A Special Night with Collective Soul at the Basie
Ed Roland - Collective Soul
There are nights when everything just lines up, and then there are nights like this one, where you realize halfway through, you’re witnessing something that will stick with you for a long time.
At a packed Count Basie Center for the Arts, right in the middle of its 100th anniversary year, Collective Soul delivered exactly that kind of show.
As a photographer, you get used to rhythm. Set times, lighting cues, the predictable arc of a night. This one threw a curve right out of the gate. Expecting an 8:00 sharp start, we instead got a stripped-down and surprisingly engaging opener from Jay Psaros, a two-piece setup with acoustic guitar and upright bass that quietly won over the early crowd, a perfect appetizer that set the tone for what was coming.

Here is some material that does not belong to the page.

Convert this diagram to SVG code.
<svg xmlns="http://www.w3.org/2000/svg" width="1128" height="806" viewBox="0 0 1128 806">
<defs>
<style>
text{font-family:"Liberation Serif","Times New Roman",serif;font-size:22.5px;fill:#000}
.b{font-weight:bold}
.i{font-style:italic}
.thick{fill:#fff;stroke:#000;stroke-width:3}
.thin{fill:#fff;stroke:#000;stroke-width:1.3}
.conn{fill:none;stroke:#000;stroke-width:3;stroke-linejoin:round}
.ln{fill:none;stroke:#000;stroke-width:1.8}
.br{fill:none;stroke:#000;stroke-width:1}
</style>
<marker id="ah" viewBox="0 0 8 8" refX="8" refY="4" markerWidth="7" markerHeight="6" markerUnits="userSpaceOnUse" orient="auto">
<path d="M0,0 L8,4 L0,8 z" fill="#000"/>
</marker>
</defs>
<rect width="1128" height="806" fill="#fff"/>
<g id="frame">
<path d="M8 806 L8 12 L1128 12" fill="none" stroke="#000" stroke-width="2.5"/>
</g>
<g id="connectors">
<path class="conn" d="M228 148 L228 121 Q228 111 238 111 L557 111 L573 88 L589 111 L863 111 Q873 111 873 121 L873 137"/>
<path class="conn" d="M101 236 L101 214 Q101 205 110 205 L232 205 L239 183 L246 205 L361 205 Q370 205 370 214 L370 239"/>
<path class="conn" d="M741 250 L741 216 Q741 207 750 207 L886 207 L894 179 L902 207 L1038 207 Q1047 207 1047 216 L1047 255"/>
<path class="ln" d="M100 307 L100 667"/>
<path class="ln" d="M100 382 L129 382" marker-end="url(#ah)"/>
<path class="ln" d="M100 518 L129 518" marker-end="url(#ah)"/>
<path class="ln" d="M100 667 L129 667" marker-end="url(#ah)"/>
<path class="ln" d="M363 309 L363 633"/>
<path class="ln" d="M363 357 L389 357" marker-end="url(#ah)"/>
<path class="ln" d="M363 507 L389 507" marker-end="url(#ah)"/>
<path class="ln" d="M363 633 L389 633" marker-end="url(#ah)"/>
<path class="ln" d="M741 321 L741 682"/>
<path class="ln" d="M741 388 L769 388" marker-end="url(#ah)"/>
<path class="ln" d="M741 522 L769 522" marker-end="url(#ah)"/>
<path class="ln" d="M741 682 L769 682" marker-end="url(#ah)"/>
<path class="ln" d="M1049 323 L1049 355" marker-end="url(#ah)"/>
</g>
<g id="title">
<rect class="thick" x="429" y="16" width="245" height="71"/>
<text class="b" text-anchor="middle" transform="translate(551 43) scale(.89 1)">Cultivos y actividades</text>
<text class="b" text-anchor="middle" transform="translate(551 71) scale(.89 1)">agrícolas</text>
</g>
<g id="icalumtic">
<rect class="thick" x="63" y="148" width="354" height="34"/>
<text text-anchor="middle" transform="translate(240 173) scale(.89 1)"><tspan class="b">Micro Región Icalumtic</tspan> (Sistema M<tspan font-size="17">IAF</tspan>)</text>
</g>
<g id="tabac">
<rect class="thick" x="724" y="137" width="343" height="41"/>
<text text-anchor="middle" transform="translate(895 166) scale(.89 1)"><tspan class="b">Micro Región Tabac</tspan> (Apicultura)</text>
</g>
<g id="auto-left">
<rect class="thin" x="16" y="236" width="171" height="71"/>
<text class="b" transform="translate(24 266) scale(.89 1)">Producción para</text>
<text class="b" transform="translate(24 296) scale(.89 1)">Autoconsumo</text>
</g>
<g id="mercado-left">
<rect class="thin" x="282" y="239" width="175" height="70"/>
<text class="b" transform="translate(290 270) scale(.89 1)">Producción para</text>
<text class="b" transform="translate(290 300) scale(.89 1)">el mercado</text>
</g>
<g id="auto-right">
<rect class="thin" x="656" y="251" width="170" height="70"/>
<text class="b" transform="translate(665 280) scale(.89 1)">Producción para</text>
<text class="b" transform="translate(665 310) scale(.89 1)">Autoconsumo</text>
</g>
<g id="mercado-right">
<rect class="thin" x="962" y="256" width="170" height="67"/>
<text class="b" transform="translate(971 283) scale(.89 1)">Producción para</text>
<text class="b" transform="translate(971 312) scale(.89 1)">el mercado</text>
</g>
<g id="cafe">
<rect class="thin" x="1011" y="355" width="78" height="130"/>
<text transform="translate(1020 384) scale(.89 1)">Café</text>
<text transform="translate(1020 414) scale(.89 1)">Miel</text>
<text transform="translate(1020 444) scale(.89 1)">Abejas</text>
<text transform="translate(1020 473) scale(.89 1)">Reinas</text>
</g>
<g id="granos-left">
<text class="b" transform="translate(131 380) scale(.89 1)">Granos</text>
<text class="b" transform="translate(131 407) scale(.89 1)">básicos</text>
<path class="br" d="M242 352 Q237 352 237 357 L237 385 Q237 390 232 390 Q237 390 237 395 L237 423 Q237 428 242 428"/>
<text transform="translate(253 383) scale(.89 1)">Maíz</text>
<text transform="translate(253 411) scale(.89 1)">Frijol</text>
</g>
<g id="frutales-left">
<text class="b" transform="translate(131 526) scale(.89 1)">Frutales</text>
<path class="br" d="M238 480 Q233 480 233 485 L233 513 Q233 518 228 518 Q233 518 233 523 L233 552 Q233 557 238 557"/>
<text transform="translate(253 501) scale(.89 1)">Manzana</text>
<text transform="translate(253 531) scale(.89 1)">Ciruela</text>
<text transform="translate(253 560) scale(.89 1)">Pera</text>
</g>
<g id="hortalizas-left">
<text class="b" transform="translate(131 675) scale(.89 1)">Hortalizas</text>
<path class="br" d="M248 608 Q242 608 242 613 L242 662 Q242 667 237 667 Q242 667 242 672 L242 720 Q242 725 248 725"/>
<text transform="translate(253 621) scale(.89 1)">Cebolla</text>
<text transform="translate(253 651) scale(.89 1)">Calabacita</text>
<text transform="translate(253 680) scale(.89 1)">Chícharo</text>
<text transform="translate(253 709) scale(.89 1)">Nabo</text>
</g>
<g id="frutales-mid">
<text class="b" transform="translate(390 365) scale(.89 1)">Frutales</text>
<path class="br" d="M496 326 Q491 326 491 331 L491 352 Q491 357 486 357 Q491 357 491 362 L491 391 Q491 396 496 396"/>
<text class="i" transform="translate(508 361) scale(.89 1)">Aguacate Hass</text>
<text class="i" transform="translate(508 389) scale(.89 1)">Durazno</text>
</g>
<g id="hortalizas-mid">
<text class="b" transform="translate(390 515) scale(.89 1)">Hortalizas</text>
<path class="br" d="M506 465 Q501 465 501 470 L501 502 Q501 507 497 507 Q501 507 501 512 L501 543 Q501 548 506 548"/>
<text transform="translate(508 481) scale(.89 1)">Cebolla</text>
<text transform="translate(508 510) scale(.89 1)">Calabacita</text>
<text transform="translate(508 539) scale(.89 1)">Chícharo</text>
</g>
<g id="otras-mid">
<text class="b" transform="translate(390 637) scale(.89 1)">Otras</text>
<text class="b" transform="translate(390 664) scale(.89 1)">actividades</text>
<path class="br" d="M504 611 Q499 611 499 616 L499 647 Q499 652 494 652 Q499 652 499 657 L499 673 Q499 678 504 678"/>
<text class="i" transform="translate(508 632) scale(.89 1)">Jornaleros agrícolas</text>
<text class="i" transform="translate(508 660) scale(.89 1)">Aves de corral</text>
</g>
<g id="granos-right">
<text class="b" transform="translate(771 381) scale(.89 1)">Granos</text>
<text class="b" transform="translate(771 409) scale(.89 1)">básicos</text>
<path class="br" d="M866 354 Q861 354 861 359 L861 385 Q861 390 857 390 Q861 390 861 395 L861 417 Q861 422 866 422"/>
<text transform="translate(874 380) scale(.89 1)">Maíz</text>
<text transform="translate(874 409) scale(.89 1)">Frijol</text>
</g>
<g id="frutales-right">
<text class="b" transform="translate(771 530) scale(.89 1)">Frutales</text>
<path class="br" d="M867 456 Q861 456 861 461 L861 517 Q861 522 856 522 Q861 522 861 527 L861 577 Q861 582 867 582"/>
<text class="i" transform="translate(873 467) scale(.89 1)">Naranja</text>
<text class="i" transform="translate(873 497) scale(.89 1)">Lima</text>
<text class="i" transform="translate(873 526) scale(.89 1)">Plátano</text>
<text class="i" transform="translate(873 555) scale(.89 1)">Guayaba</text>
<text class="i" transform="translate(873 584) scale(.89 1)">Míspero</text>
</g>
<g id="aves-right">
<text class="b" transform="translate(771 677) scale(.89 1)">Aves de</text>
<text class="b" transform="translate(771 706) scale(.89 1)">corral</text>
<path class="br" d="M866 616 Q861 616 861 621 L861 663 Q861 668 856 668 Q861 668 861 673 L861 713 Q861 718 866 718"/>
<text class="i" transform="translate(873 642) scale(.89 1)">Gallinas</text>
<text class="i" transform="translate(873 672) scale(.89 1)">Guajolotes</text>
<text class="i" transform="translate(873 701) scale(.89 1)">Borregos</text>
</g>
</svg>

When Collective Soul finally took the stage, they did not ease in. The band huddled tight around the drum riser for a brief moment, like a team about to take the field, then broke into “Counting the Days” with immediate intent. Ed Roland was front and center from the jump, playing to and with the crowd and pushing the energy in the room into overdrive within minutes. From the pit, you could feel it shift fast. This was not going to be a slow build kind of night.
Roland kept things loose and conversational. At one point, a shout from the crowd about a birthday turned into a full-on, room-wide “Happy Birthday,” with Roland swinging the mic stand outward and letting the audience take over. It was one of those unscripted moments that remind you why live music still matters.

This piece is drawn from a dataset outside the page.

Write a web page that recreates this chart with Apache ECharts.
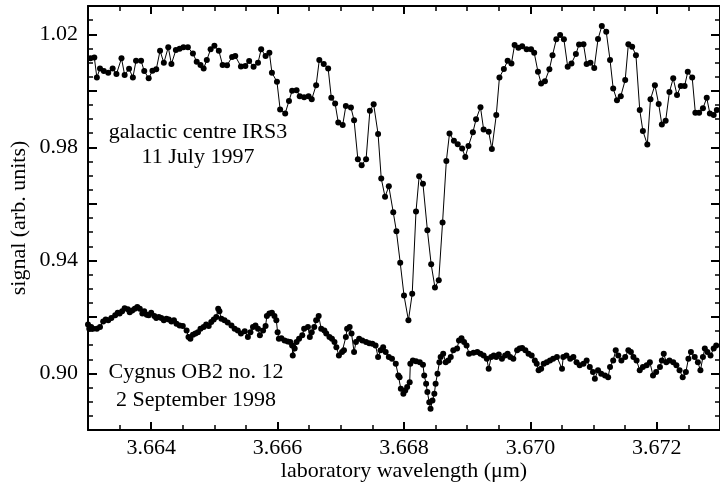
<!DOCTYPE html>
<html><head><meta charset="utf-8">
<script src="https://cdn.jsdelivr.net/npm/echarts@6/dist/echarts.min.js"></script>
<style>html,body{margin:0;padding:0;background:#fff}#c{width:720px;height:487px}</style>
</head><body><div id="c"></div>
<script>
// galactic centre IRS3 (upper trace)
const upperX = [
3.66304,3.66310,3.66314,3.66319,3.66325,3.66332,3.66339,3.66345,3.66353,3.66358,
3.66365,3.66371,3.66376,3.66384,3.66389,3.66396,3.66402,3.66408,3.66414,3.66420,
3.66427,3.66432,3.66439,3.66445,3.66451,3.66458,3.66466,3.66472,3.66478,3.66483,
3.66488,3.66494,3.66500,3.66507,3.66513,3.66520,3.66528,3.66533,3.66542,
3.66549,3.66555,3.66562,3.66569,3.66574,3.66581,3.66587,3.66591,3.66599,3.66604,
3.66612,3.66618,3.66623,3.66630,3.66635,3.66642,3.66649,3.66654,3.66661,3.66666,
3.66673,3.66680,3.66685,3.66691,3.66696,3.66703,3.66708,3.66716,3.66721,3.66727,
3.66733,3.66740,3.66746,3.66752,3.66759,3.66764,3.66770,3.66776,3.66783,3.66788,
3.66794,3.66800,3.66807,3.66813,3.66819,3.66824,3.66830,3.66837,3.66843,3.66849,
3.66855,3.66861,3.66867,3.66872,3.66879,3.66885,3.66892,3.66897,3.66902,3.66909,
3.66914,3.66921,3.66926,3.66934,3.66939,3.66946,3.66951,3.66958,3.66964,3.66970,
3.66975,3.66981,3.66987,3.66994,3.67001,3.67006,3.67012,3.67017,3.67023,3.67030,
3.67035,3.67041,3.67047,3.67053,3.67059,3.67065,3.67072,3.67077,3.67084,3.67089,
3.67095,3.67101,3.67107,3.67113,3.67120,3.67126,3.67131,3.67137,3.67143,3.67150,
3.67155,3.67161,3.67167,3.67173,3.67178,3.67185,3.67190,3.67197,3.67203,3.67208,
3.67214,3.67220,3.67226,3.67232,3.67238,3.67244,3.67249,3.67256,3.67261,3.67267,
3.67273,3.67279,3.67284,3.67290,3.67295];
const upperY = [
1.0115,1.0118,1.0047,1.0079,1.0070,1.0064,1.0079,1.0059,1.0115,1.0056,
1.0078,1.0047,1.0106,1.0106,1.0070,1.0044,1.0071,1.0076,1.0142,1.0099,
1.0154,1.0095,1.0144,1.0149,1.0154,1.0154,1.0132,1.0103,1.0091,1.0079,
1.0109,1.0147,1.0159,1.0142,1.0091,1.0090,1.0120,1.0123,1.0086,
1.0088,1.0105,1.0085,1.0099,1.0147,1.0123,1.0135,1.0064,1.0032,0.9934,
0.9920,0.9964,1.0000,1.0002,0.9981,0.9977,0.9981,0.9970,1.0020,1.0109,
1.0095,1.0079,0.9975,0.9955,0.9888,0.9879,0.9946,0.9941,0.9896,0.9758,
0.9737,0.9758,0.9929,0.9952,0.9847,0.9690,0.9625,0.9662,0.9570,0.9503,
0.9392,0.9276,0.9188,0.9282,0.9573,0.9698,0.9671,0.9507,0.9386,0.9304,
0.9330,0.9534,0.9752,0.9849,0.9823,0.9811,0.9796,0.9766,0.9805,0.9853,
0.9899,0.9942,0.9863,0.9855,0.9794,0.9914,1.0047,1.0077,1.0106,1.0097,
1.0162,1.0152,1.0158,1.0147,1.0147,1.0135,1.0067,1.0026,1.0034,1.0076,
1.0126,1.0182,1.0197,1.0182,1.0085,1.0097,1.0130,1.0164,1.0165,1.0095,
1.0099,1.0081,1.0183,1.0229,1.0209,1.0109,1.0008,0.9967,0.9981,1.0038,
1.0165,1.0156,1.0126,0.9932,0.9858,0.9810,0.9970,1.0020,0.9953,0.9881,
0.9894,0.9996,1.0044,0.9985,1.0017,1.0017,1.0067,1.0047,0.9922,0.9922,
0.9938,0.9975,0.9920,0.9914,0.9932];

// Cygnus OB2 no. 12 (lower trace)
const lowerX = [
3.66300,3.66302,3.66305,3.66308,3.66314,3.66319,3.66324,3.66328,3.66332,3.66337,
3.66343,3.66347,3.66350,3.66354,3.66358,3.66363,3.66366,3.66370,3.66374,3.66378,
3.66382,3.66386,3.66389,3.66393,3.66396,3.66400,3.66405,3.66408,3.66412,3.66416,
3.66420,3.66424,3.66428,3.66432,3.66436,3.66440,3.66445,3.66450,3.66456,3.66459,
3.66462,3.66466,3.66470,3.66474,3.66478,3.66483,3.66487,3.66491,3.66495,3.66499,
3.66503,3.66506,3.66508,3.66511,3.66516,3.66521,3.66527,3.66532,3.66537,3.66542,
3.66548,3.66553,3.66557,3.66561,3.66565,3.66569,3.66572,3.66577,3.66581,3.66583,
3.66587,3.66591,3.66595,3.66598,3.66600,3.66602,3.66606,3.66611,3.66616,3.66620,
3.66623,3.66624,3.66627,3.66630,3.66634,3.66639,3.66642,3.66648,3.66651,3.66654,
3.66658,3.66661,3.66665,3.66669,3.66674,3.66677,3.66682,3.66686,3.66690,3.66693,
3.66697,3.66702,3.66705,3.66708,3.66710,3.66714,3.66717,3.66721,3.66724,3.66729,
3.66734,3.66740,3.66745,3.66750,3.66755,3.66759,3.66763,3.66767,3.66771,3.66776,
3.66781,3.66787,3.66791,3.66793,3.66795,3.66799,3.66802,3.66805,3.66809,3.66810,
3.66814,3.66819,3.66825,3.66830,3.66832,3.66835,3.66837,3.66840,3.66842,3.66845,
3.66848,3.66850,3.66853,3.66856,3.66858,3.66862,3.66866,3.66870,3.66874,3.66878,
3.66884,3.66887,3.66891,3.66895,3.66899,3.66903,3.66910,3.66916,3.66921,3.66926,
3.66931,3.66934,3.66938,3.66942,3.66946,3.66950,3.66955,3.66960,3.66964,3.66968,
3.66973,3.66979,3.66983,3.66987,3.66992,3.66997,3.67002,3.67007,3.67010,3.67013,
3.67017,3.67021,3.67026,3.67031,3.67036,3.67042,3.67050,3.67052,3.67057,3.67063,
3.67068,3.67073,3.67078,3.67084,3.67089,3.67094,3.67099,3.67102,3.67107,3.67112,
3.67118,3.67123,3.67126,3.67131,3.67135,3.67139,3.67144,3.67150,3.67155,3.67159,
3.67163,3.67168,3.67173,3.67178,3.67184,3.67189,3.67194,3.67199,3.67205,3.67208,
3.67211,3.67215,3.67220,3.67226,3.67231,3.67236,3.67241,3.67246,3.67250,3.67254,
3.67260,3.67265,3.67269,3.67273,3.67276,3.67280,3.67285,3.67290,3.67294];
const lowerY = [
0.9173,0.9158,0.9164,0.9158,0.9158,0.9164,0.9184,0.9191,0.9188,0.9196,
0.9206,0.9215,0.9212,0.9220,0.9231,0.9227,0.9217,0.9223,0.9229,0.9235,
0.9229,0.9212,0.9220,0.9208,0.9206,0.9215,0.9203,0.9196,0.9200,0.9196,
0.9188,0.9194,0.9191,0.9184,0.9188,0.9176,0.9170,0.9168,0.9152,0.9129,
0.9123,0.9137,0.9141,0.9146,0.9158,0.9164,0.9173,0.9168,0.9182,0.9191,
0.9200,0.9229,0.9220,0.9194,0.9188,0.9180,0.9170,0.9158,0.9152,0.9141,
0.9149,0.9129,0.9146,0.9164,0.9170,0.9158,0.9135,0.9152,0.9168,0.9203,
0.9212,0.9215,0.9203,0.9188,0.9146,0.9123,0.9125,0.9117,0.9113,0.9111,
0.9099,0.9064,0.9088,0.9111,0.9123,0.9135,0.9158,0.9164,0.9129,0.9146,
0.9164,0.9188,0.9203,0.9158,0.9152,0.9141,0.9129,0.9123,0.9111,0.9093,
0.9064,0.9076,0.9082,0.9129,0.9158,0.9164,0.9141,0.9076,0.9111,0.9123,
0.9117,0.9111,0.9107,0.9105,0.9099,0.9058,0.9082,0.9093,0.9076,0.9058,
0.9052,0.9034,0.8993,0.8987,0.8946,0.8928,0.8940,0.8952,0.8969,0.9034,
0.9046,0.9043,0.9040,0.9031,0.8993,0.8964,0.8934,0.8898,0.8875,0.8904,
0.8928,0.8964,0.8999,0.9040,0.9058,0.9070,0.9040,0.9046,0.9058,0.9082,
0.9088,0.9117,0.9125,0.9111,0.9099,0.9070,0.9073,0.9076,0.9070,0.9064,
0.9052,0.9017,0.9058,0.9064,0.9058,0.9067,0.9052,0.9064,0.9070,0.9058,
0.9052,0.9082,0.9088,0.9090,0.9082,0.9070,0.9064,0.9046,0.9034,0.9011,
0.9017,0.9034,0.9040,0.9046,0.9052,0.9058,0.9017,0.9058,0.9064,0.9052,
0.9058,0.9040,0.9029,0.9034,0.9046,0.9023,0.9005,0.8981,0.9011,0.8999,
0.8993,0.8987,0.9023,0.9046,0.9082,0.9064,0.9046,0.9058,0.9082,0.9076,
0.9058,0.9046,0.9011,0.9023,0.9029,0.9040,0.8993,0.9005,0.9023,0.9046,
0.9070,0.9040,0.9046,0.9040,0.9029,0.9011,0.8987,0.9005,0.9052,0.9076,
0.9058,0.9040,0.9011,0.9058,0.9088,0.9076,0.9064,0.9088,0.9099];

const xMajorTicks = [3.664, 3.666, 3.668, 3.670, 3.672];
const xTickLabels = [3.664, 3.666, 3.668, 3.670, 3.672];
const yMajorTicks = [0.88, 0.90, 0.92, 0.94, 0.96, 0.98, 1.00, 1.02];
const yTickLabels = [0.90, 0.94, 0.98, 1.02];
const annotationLines = [
  ['galactic centre IRS3', '11 July 1997'],
  ['Cygnus OB2 no. 12', '2 September 1998']
];
const xTitle = 'laboratory wavelength (\u03bcm)';
const yTitle = 'signal (arb. units)';

const zip = (xs, ys) => xs.map((x, i) => [x, ys[i]]);
const FONT = '"Liberation Serif", "Times New Roman", serif';
const BLACK = '#000';
const lineSty = { color: BLACK, width: 2 };
const labelSty = { color: BLACK, fontFamily: FONT, fontSize: 22 };
const X_MIN = 3.663, X_MAX = 3.673, Y_MIN = 0.88, Y_MAX = 1.03;

function xAx(pos, major, extra) {
  return Object.assign({
    type: 'value', position: pos, min: X_MIN, max: X_MAX,
    splitLine: { show: false },
    axisLine: { show: !major, lineStyle: lineSty },
    axisTick: major
      ? { show: true, inside: true, length: 8, customValues: xMajorTicks, lineStyle: { color: BLACK, width: 2 } }
      : { show: true, inside: true, length: 5, lineStyle: { color: BLACK, width: 1.5 } },
    axisLabel: { show: false }
  }, major ? {} : { interval: 0.0005 }, extra || {});
}
function yAx(pos, major, extra) {
  return Object.assign({
    type: 'value', position: pos, min: Y_MIN, max: Y_MAX,
    splitLine: { show: false },
    axisLine: { show: !major, lineStyle: lineSty },
    axisTick: major
      ? { show: true, inside: true, length: 9, customValues: yMajorTicks, lineStyle: { color: BLACK, width: 2 } }
      : { show: true, inside: true, length: 5, lineStyle: { color: BLACK, width: 1.5 } },
    axisLabel: { show: false }
  }, major ? {} : { interval: 0.005 }, extra || {});
}

const mkSeries = (name, xs, ys) => ({
  name, type: 'line', data: zip(xs, ys), xAxisIndex: 0, yAxisIndex: 0,
  symbol: 'circle', symbolSize: 6, showSymbol: true, showAllSymbol: true,
  lineStyle: { color: BLACK, width: 1 }, itemStyle: { color: BLACK },
  emphasis: { disabled: true }, animation: false, z: 5
});

const textEl = (t, x, y) => ({
  type: 'text', x, y, z: 10,
  style: { text: t, fill: BLACK, font: '22px ' + FONT, align: 'center', verticalAlign: 'middle', textAlign: 'center', textVerticalAlign: 'middle' }
});

const chart = echarts.init(document.getElementById('c'), null, { renderer: 'canvas' });
chart.setOption({
  animation: false,
  backgroundColor: '#fff',
  grid: { left: 88, top: 6, width: 634, height: 424, containLabel: false },
  xAxis: [
    xAx('bottom', false, {
      name: xTitle, nameLocation: 'middle', nameGap: 30,
      nameTextStyle: { color: BLACK, fontFamily: FONT, fontSize: 22 }
    }),
    xAx('bottom', true, {
      axisLabel: { show: true, customValues: xTickLabels, margin: 7, formatter: v => Number(v).toFixed(3), ...labelSty }
    }),
    xAx('top', false),
    xAx('top', true)
  ],
  yAxis: [
    yAx('left', false, {
      name: yTitle, nameLocation: 'middle', nameGap: 58, nameRotate: 90,
      nameTextStyle: { color: BLACK, fontFamily: FONT, fontSize: 22 }
    }),
    yAx('left', true, {
      axisLabel: { show: true, customValues: yTickLabels, margin: 10, formatter: v => Number(v).toFixed(2), ...labelSty }
    }),
    yAx('right', false),
    yAx('right', true)
  ],
  series: [
    mkSeries('galactic centre IRS3', upperX, upperY),
    mkSeries('Cygnus OB2 no. 12', lowerX, lowerY)
  ],
  graphic: [
    textEl(annotationLines[0][0], 198, 132),
    textEl(annotationLines[0][1], 198, 157),
    textEl(annotationLines[1][0], 196, 372),
    textEl(annotationLines[1][1], 196, 400)
  ]
});
</script>
</body></html>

David Bryan- Keyboard Player, Bon Jovi
Midway through, after a soaring “The World I Know,” things shifted again. A familiar face had been lingering side stage, and soon enough, David Bryan was welcomed out. What followed, his turn on keys for “December,” was electric, the kind of moment you do not expect and will not see the same way twice.
The night closed the right way, with every member of the band lined across the front of the stage, high-fiving fans, tossing picks and setlists, and soaking it all in.
Three decades in, Collective Soul still plays with purpose. On a night built on history at the Basie, they did not just celebrate it, they added a new chapter.